Southbound through Bethlehem PA

In which Sid and Doris visit the National Museum of Industrial Heritage at Bethlehem steel works, a perfect diner and friends in Maryland.

The Sayre mansion looks across town to the steel works where the stacks are still some of the tallest structures. Starting out as an iron foundry in 1861 the mill soon turned to rolling rails for the fast expanding railroad companies. The later move to steel rail meant rails lasted three times longer.  All of our reader(s) will of course remember being taught about the Bessemer Process in school so there is really no need to include this explanatory link: https://en.wikipedia.org/wiki/Bessemer_process

At this time ship building was moving from sail to steam and wood to iron and steel. Though after the American Civil War spending on the navy wound down, in 1886 Congress passed a naval appropriations bill. In association with Whitworth (from Manchester. See also Whitworth nuts, bolts etc) Bethlehem Steel moved to making armour plate and naval guns.

Anyone who has ever had management consultants work with them on improving processes will delight to know Frederick Winslow Taylor applied his principles of scientific management to increase productivity.

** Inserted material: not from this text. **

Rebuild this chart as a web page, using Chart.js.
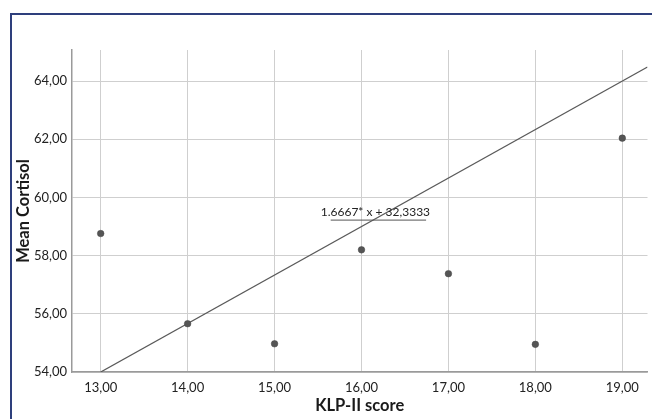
<!DOCTYPE html>
<html>
<head>
<meta charset="utf-8">
<script src="https://cdn.jsdelivr.net/npm/chart.js@4"></script>
<style>
  html, body { margin: 0; padding: 0; background: #fff; }
  #wrap { position: relative; width: 652px; height: 419px; overflow: hidden; }
  #frame { position: absolute; left: 10px; top: 13px; width: 700px; height: 500px;
           border-left: 2px solid #2e3f7c; border-top: 2px solid #2e3f7c; box-sizing: border-box; }
  canvas { position: absolute; left: 0; top: 0; }
</style>
</head>
<body>
<div id="wrap">
  <div id="frame"></div>
  <canvas id="myChart" width="652" height="419"></canvas>
</div>
<script>
// data
const klpScores = [13, 14, 15, 16, 17, 18, 19];
const meanCortisol = [58.76, 55.66, 54.97, 58.2, 57.38, 54.95, 62.04];
const xTicks = [13, 14, 15, 16, 17, 18, 19];
const yTicks = [54, 56, 58, 60, 62, 64];
const fitSlope = 1.6667;
const fitIntercept = 32.3333;
const fitLabel = '1.6667* x + 32,3333';

const xMin = 12.67, xMax = 19.29;
const yMin = 54, yMax = 65.07;

const fmt = v => v.toFixed(2).replace('.', ',');

// label with underline, anchored at a data position
const fitLabelPlugin = {
  id: 'fitLabel',
  afterDatasetsDraw(chart) {
    const { ctx, scales } = chart;
    const x = scales.x.getPixelForValue(16.16);
    const y = scales.y.getPixelForValue(59.48);
    ctx.save();
    ctx.font = '12px Lato';
    ctx.fillStyle = '#222';
    ctx.textAlign = 'center';
    ctx.textBaseline = 'middle';
    ctx.fillText(fitLabel, x, y);
    const w = ctx.measureText(fitLabel).width;
    ctx.strokeStyle = '#555';
    ctx.lineWidth = 1;
    ctx.beginPath();
    ctx.moveTo(x - w / 2 + 10, y + 7.5);
    ctx.lineTo(x + w / 2 - 4, y + 7.5);
    ctx.stroke();
    ctx.restore();
  }
};

new Chart(document.getElementById('myChart'), {
  type: 'scatter',
  data: {
    datasets: [
      {
        label: 'Mean Cortisol',
        data: klpScores.map((x, i) => ({ x, y: meanCortisol[i] })),
        backgroundColor: '#555',
        borderColor: '#444',
        borderWidth: 0.5,
        pointRadius: 3.3
      },
      {
        label: 'fit',
        type: 'line',
        data: [13, xMax].map(x => ({ x, y: fitSlope * x + fitIntercept })),
        borderColor: '#5a5a5a',
        borderWidth: 1.3,
        pointRadius: 0,
        fill: false
      }
    ]
  },
  options: {
    responsive: false,
    animation: false,
    layout: { padding: { left: 0, top: 50, right: 0, bottom: 0 } },
    plugins: { legend: { display: false }, tooltip: { enabled: false } },
    scales: {
      x: {
        type: 'linear',
        min: xMin,
        max: xMax,
        afterBuildTicks: s => { s.ticks = xTicks.map(v => ({ value: v })); },
        afterFit: s => { s.height = 47; },
        grid: { color: '#cfcfcf', drawTicks: false },
        border: { color: '#9a9a9a', width: 1.5 },
        ticks: { padding: 8, color: '#222', font: { family: 'Lato', size: 13 }, callback: v => fmt(v), maxRotation: 0 },
        title: { display: true, text: 'KLP-II score', color: '#1a1a1a',
                 font: { family: 'Lato', size: 16.5, weight: 'bold' }, padding: { top: 0, bottom: 3 } }
      },
      y: {
        min: yMin,
        max: yMax,
        afterBuildTicks: s => { s.ticks = yTicks.map(v => ({ value: v })); },
        afterFit: s => { s.width = 72; },
        grid: { color: '#cfcfcf', drawTicks: false },
        border: { color: '#9a9a9a', width: 1.5 },
        ticks: { padding: 5, color: '#222', font: { family: 'Lato', size: 13 }, callback: v => fmt(v) },
        title: { display: true, text: 'Mean Cortisol', color: '#1a1a1a',
                 font: { family: 'Lato', size: 16.5, weight: 'bold' }, padding: { top: 14, bottom: 0 } }
      }
    }
  },
  plugins: [fitLabelPlugin]
});
</script>
</body>
</html>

A major product line was H beams for construction. (Sid would have preferred to say I beams but the capital I in this font tells you nothing about the cross section.) There is a table of glory to include such as the Golden Gate Bridge and many of New York’s best known skyscrapers. The picture of the list has not come out too well but just look at the thousands of tons of steel in New York alone.

In 1913 the firm acquired Fore River Shipbuilding so owning coal and ore mines along with their own railroads resulted in a large vertically integrated firm. Henry Ford took a similar approach. War time was very profitable for Bethlehem and at its peak the works employed 30,000 people (including Rosie Riviters) across a site served by 150 miles of their own railway. There is a beautifully colour-coded model of the site [which proved difficult to justice to in photographs, sorry – D].

The giant combine played its part in the arsenal of democracy turning out a ship a day through 1943 and providing as much as 70% of steel for US aero engine blocks. Ships require really big gearboxes. These double helical gears are just like we will have in our Alvis, though smaller. See the cars in the picture for scale.

While the Japanese and European steelworks were being rebuilt Bethlehem prospered with peak production  coming in the 1950s. Their workers went on to live longer than actuaries had predicted and so pension liabilities rose.  These unforeseen liabilities along with Chinese and Indian competition led to plant’s closure in 1995.

The National Museum of Industrial Heritage tells this story in just one of the steel and brick buildings. All the rail has been taken up. It is possible to walk along a trestle to see the foundry buildings but, unlike the Zollverein mine, there are no tours.

Sid and Doris read the panels and delight in the displays of machine tools and engines – machines to make machines. Here is a bevel gear cutter and something else pretty too.

Some of the engines on display could power whole factories. The museum offers the chance to measure your own output.

Doris says Sid’s recent work steering the Firefly will surely make him super-human, and so it proves …. Briefly.

The Trio, as Mr Silk says, turn for Maryland and friends with the JGG rumbling sweetly along the freeways until we stop at Doris’s great find. Not a Wendys (eye-rollingly awful and don’t even serve cawfee) but a proper diner with a boss who may be related to Margaret Houlihan (and if you don’t know please look her up on www.mash.fandom.com ).

The Epic Journey to New Orleans is paused. Now Doris will go back up the road to Wilmington Delaware for Atlantic Harmony Brigade and some Extreme Barber Shop Quartet singin’ while Joe will put Sid to work on sailing boats and cars.

It is a tough life but …

2 comments

  1. “It is a tough life but …”
    Make that sentence the opener to your book, when you get round to compiling it 😉
    Cracking last pic of Sid & Doris ….also (I’m guessing name based on tags) of Mifter Bat, who is sure enjoying the ride

    1. Ha ha that is the Silk, our famous mascot for cycling journeys. He spends most of the time on this trip sitting between us on the front seat, trying to make the traffic lights turn green. Also spotting railways and making woo-woo train noises when going over level crossings, of which there are many.